Il est ainsi plus que nécessaire de remettre cette programmation à l’agenda parlementaire, alors que les parties prenantes de la filière ont déjà été réunies de nombreuses fois lors de la conception de la Stratégie Française pour l’Energie et le Climat (SFEC) qui a donné lieu à plusieurs remises de rapport (le rapport d’experts en fin d’année dernière ou encore celui de la concertation nationale menée l’an dernier pour ne citer que ceux-là…)

En tant qu’expert des prix de l’énergie, quelle est votre vision de l’évolution des grandes tendances à court, moyen et long termes ?

Après la crise énergétique, à court terme, nous allons vivre une période de prix bas en Europe compte tenu du ralentissement économique et du déploiement massif de production électrique bas carbone alors que l’électrification progresse peu. Après 2027, les politiques de réindustrialisation et de production d’hydrogène devraient porter leurs fruits et faire remonter la demande en électricité, ce qui devrait renchérir les prix. Côté gaz, la montée progressive de politiques climatiques devraient également contribuer à évaluer les prix à la hausse, après une période où les prix auront baissé sous l’effet de la baisse du prix du CO2, de la sécurisation des approvisionnements et d’une baisse brutale de la demande.

A plus long terme, conserver des consommations d’énergies fossiles coûtera beaucoup plus cher que de mener la transition, comme cela a pu être le cas avec les boucliers tarifaires pendant la crise énergétique. C’est tout l’intérêt de faire la transition qui nécessitera beaucoup d’investissements. La façon dont tout cela se répercutera sur le consommateur est incertaine : c’est toute la différence entre le coût et le prix. Pour l’électricité, comment répartir équitablement les coûts du réseau entre les consommateurs et les nouveaux producteurs pour qui des adaptations réseaux sont nécessaires ? Qui devra payer le coût des contrats pour différence, aujourd’hui supportés par le budget de l’Etat et autrefois répercuté sur les taxes électriques ?

La même question peut se poser pour le biométhane agricole en valorisant les cobénéfices du digestat ou de la gestion des déchets agricoles. Pour les biogaz issus de la pyrogazéification ou de la gazéification hydrothermale, c’est la logique de financement de l’économie circulaire qui se pose.

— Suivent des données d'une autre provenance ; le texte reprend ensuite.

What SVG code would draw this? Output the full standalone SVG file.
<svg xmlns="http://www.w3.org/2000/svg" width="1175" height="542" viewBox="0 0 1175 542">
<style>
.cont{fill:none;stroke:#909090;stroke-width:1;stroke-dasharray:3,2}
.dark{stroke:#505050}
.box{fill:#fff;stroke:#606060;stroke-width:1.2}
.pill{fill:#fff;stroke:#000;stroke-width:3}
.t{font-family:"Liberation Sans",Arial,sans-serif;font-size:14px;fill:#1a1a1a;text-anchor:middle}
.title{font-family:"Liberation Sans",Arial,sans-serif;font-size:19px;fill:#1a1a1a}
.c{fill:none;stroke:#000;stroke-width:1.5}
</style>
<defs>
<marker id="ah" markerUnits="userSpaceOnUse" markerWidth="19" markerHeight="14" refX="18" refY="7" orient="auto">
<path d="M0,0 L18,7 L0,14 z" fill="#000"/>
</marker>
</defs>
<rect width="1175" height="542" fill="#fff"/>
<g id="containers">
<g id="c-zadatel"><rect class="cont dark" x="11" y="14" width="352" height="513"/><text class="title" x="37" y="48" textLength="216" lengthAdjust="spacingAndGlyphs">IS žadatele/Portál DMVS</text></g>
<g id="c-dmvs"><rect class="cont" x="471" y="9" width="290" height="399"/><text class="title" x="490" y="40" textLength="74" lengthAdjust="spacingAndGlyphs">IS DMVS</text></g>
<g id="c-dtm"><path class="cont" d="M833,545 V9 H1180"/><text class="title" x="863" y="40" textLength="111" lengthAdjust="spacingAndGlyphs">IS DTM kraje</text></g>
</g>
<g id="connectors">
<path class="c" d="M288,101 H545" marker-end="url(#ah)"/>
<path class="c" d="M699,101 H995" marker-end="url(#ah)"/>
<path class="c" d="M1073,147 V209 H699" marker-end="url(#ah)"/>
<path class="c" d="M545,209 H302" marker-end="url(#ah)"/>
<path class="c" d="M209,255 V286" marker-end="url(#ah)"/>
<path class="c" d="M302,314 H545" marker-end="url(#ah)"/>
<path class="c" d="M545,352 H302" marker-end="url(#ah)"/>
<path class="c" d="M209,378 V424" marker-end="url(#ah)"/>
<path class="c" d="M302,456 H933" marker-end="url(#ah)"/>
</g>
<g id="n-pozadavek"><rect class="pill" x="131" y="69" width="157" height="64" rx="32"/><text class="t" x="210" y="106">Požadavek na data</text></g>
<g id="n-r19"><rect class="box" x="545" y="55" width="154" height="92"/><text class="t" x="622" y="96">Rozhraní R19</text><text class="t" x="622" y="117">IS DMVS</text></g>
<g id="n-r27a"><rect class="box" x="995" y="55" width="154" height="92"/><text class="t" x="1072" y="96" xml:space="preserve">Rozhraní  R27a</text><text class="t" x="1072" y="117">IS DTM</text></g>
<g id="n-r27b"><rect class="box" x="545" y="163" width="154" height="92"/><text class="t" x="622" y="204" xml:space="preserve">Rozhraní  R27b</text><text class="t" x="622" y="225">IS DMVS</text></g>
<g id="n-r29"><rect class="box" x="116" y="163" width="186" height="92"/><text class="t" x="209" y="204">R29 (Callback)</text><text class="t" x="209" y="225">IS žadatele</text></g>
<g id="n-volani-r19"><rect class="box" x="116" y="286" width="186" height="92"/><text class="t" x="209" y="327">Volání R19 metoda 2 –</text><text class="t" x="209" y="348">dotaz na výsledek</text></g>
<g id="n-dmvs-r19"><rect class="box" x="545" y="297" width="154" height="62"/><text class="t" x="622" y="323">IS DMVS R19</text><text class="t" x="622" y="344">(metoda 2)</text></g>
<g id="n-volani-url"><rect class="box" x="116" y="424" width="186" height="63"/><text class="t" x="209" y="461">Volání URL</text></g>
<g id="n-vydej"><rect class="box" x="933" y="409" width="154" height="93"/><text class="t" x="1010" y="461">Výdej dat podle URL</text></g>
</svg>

Qui doit payer pour la production de gaz verts issus de déchets solides ou de la gestion responsables des boues industrielles ? C’est là que nos politiques fiscales mériteraient d’être mises en cohérence avec des politiques climatiques pour être plus incitatives dans la gestion des effluents et la contribution à la production d’énergies décarbonées. Il y a de quoi faire : pour l’heure, le biométhane est taxé de la même façon que le gaz fossile, ce qui est climatiquement incohérent. 

Chez Coénove, nous défendons la complémentarité des énergies et le rôle des gaz verts, énergie des territoires, renouvelable et stockable. Quel est votre avis sur le rôle grandissant que vont jouer les biogaz dans la sécurité d’approvisionnement et la décarbonation du pays ?

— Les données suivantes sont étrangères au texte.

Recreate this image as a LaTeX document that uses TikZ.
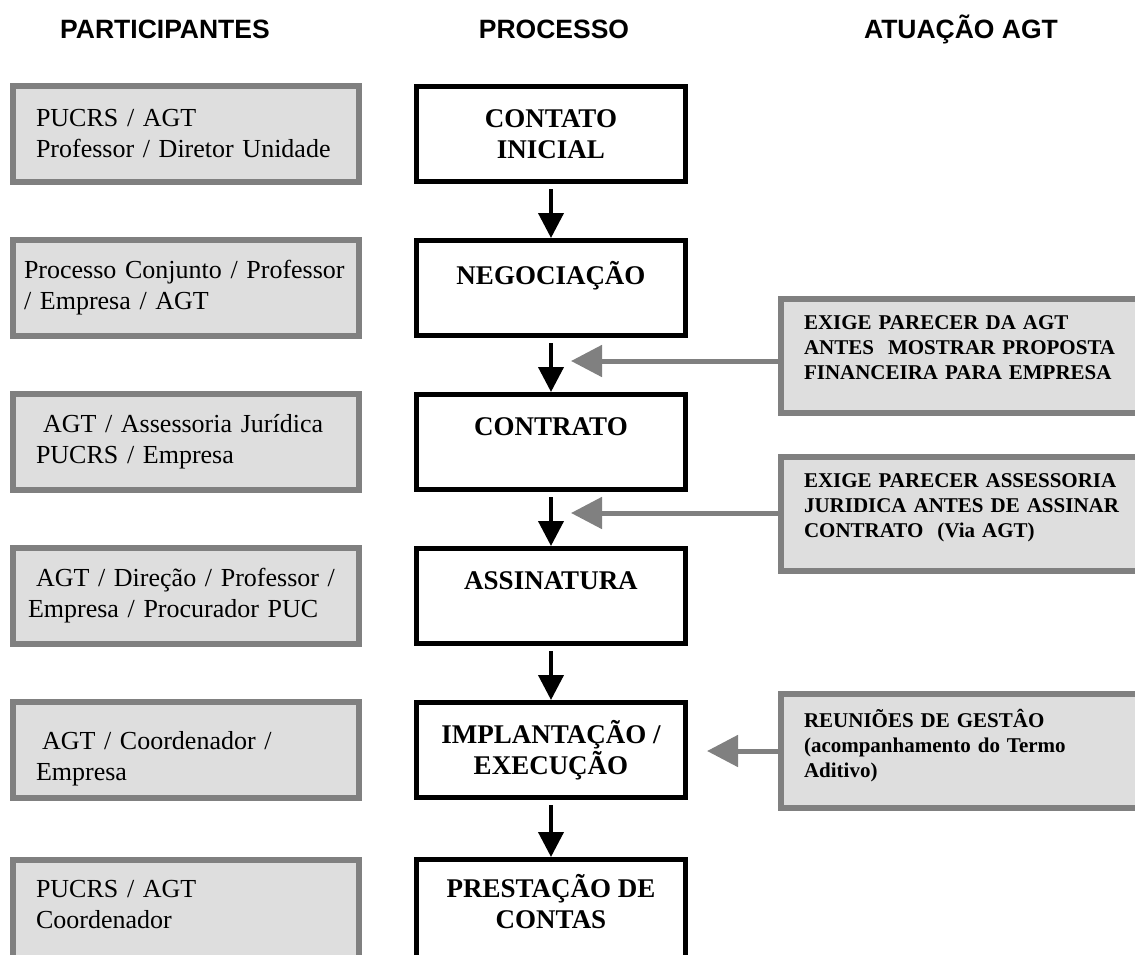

Dans une optique de neutralité carbone, la part de l’électricité dans notre mix énergétique devra doubler en passer d’un quart de notre énergie à la moitié d’ici 2050 : c’est déjà un défi en soi et c’est sous condition de réussite de nos objectifs de rénovations des bâtiments. Cela veut dire qu’au moins la moitié de notre énergie viendra à terme d’autre chose que l’électricité.

Le biométhane agricole représente déjà l’équivalent de la centrale nucléaire de Saint-Laurent-des-eaux, ce qui est un bon début et montre le potentiel de ce vecteur énergétique. Il faudra multiplier la production par cinq d’ici 2030, alors que la filière va faire face à un trou d’air de deux ans en raison de l’absence de mise à jour à la hausse de ses objectifs. Il est aussi nécessaire de commencer la production d’autres biogaz pour pouvoir aller au-delà du seul biométhane agricole.

Il y a ainsi un potentiel et une place pour les gaz verts à l’avenir. La consommation de gaz aura globalement baissé mais le vecteur gaz sera toujours nécessaire, en particulier dans les secteurs où l’électrification a ses limites. Il faudra toutefois mieux valoriser les cobénéfices en termes d’émancipation de certains intrants agricoles, de gestion des déchets et de production en boucle locale.